The Writer on the Hill

Amidst the typical campus controversy, personal hardships and academic stresses, I have always been able to find solace in Dartmouth not as an institution, but as a physical place. It's beautiful here if you've spent any amount of time strolling through the old graveyard, up to the Robert Frost statue or down to the river, you know that. It's the kind of beauty that inspired Thoreau, Emerson, Frost and hopefully every student or visitor that has stepped foot here, and it's the kind of beauty that makes Dartmouth ideally suited for continuing to be a muse for the writers of the future.

In a recent interview with The Dartmouth opinion staff, College President Jim Yong Kim brought up the notion of a creating a Masters program in creative writing a two-year Dartmouth writers' workshop that I believe will draw the attention and support of the students, professors and alumni of Dartmouth, for good reason.

Kim prefaced his idea by making a comparison between a potential Dartmouth program and the already esteemed Writer's Workshop at the University of Iowa. At the risk of being a bit blunt, if it exists there, why not here? Dartmouth, New Hampshire and New England overall have unparalleled beauty, a strong literary tradition and the resources to create a unique and powerful writing program to encourage and develop future generations of writers. Perched within the White Mountains and surrounded by some of the greatest contemporary writers of our time, we are ideally suited to create a truly original and beneficial program.

In a short e-mail exchange with creative writing professor Ernest Hebert on the subject, he too praised the concept. It is, as he wrote, "an idea whose time has come." He wrote that he believes that "Maine, New Hampshire and Vermont have coalesced into a literary region" and that "Dartmouth is smack dab in the middle" of it. Citing authors such as Stephen King, Jodi Picoult and John Irving as well as poets Donald Hall and Wesley McNair, all of whom live or work nearby, Hebert posits that "with a strong graduate program in creative writing, Dartmouth would develop as the intellectual and social center of this vibrant, literary region."

I wholeheartedly support Kim's desire to help Dartmouth become a leader in research on global health and health care delivery at both the graduate and undergraduate level. As a creative writing major, however, I strongly believe, as many others do, that as we move forward with Kim in expanding the reach of the sciences, we also need to push to ensure that Dartmouth has room to grow and develop as a true liberal arts institution. A writers' workshop would work towards this aim by not only increasing the esteem and respect Dartmouth holds, but by greatly contributing towards the undergraduate experience.

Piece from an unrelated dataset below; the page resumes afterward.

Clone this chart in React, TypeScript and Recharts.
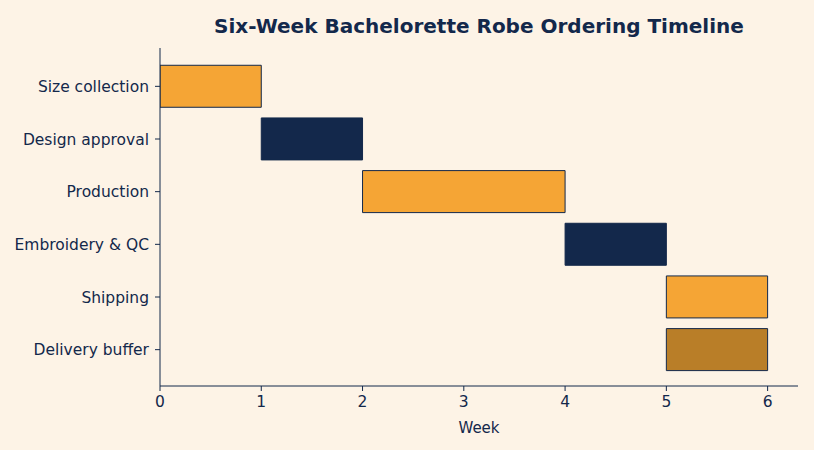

The College would be able to draw great authors and poets from across the world to speak and interact with students on campus as well as maintain a connection with next generation of writers that will have been educated and inspired here at Dartmouth. As the Hopkins Center has drawn in world-renowned actors and artists to give talks and run workshops open to undergraduates, so too would a writers' workshop contribute to the undergraduate education.

While Kim has stated that he doesn't have many fully formed ideas on the topic, he seems interested. What would a Dartmouth writers' workshop look like? I don't really know either. But let's start talking about it. As we move forward out of the financial hardships the College has endured the past year, I would call on interested students, faculty and alumni to make their voices heard, express interest to the administration and work to ensure that Dartmouth continues to be a leader not only in the hard sciences, but the arts as well.

The picturesque beauty of our campus, in addition to the strong literary tradition of New England, makes Dartmouth a perfect setting for a writers' workshop. We are ideally suited to provide something unique to aspiring writers of all ages from across the world. Maybe it is difficult to care as an undergraduate whether or not such a program exists, but the benefits in terms of a fuller undergraduate experience, increased prestige for the College and a boon for the arts in general are hard to deny.

And if we can make it happen in the next two years, I know I would be the first to apply.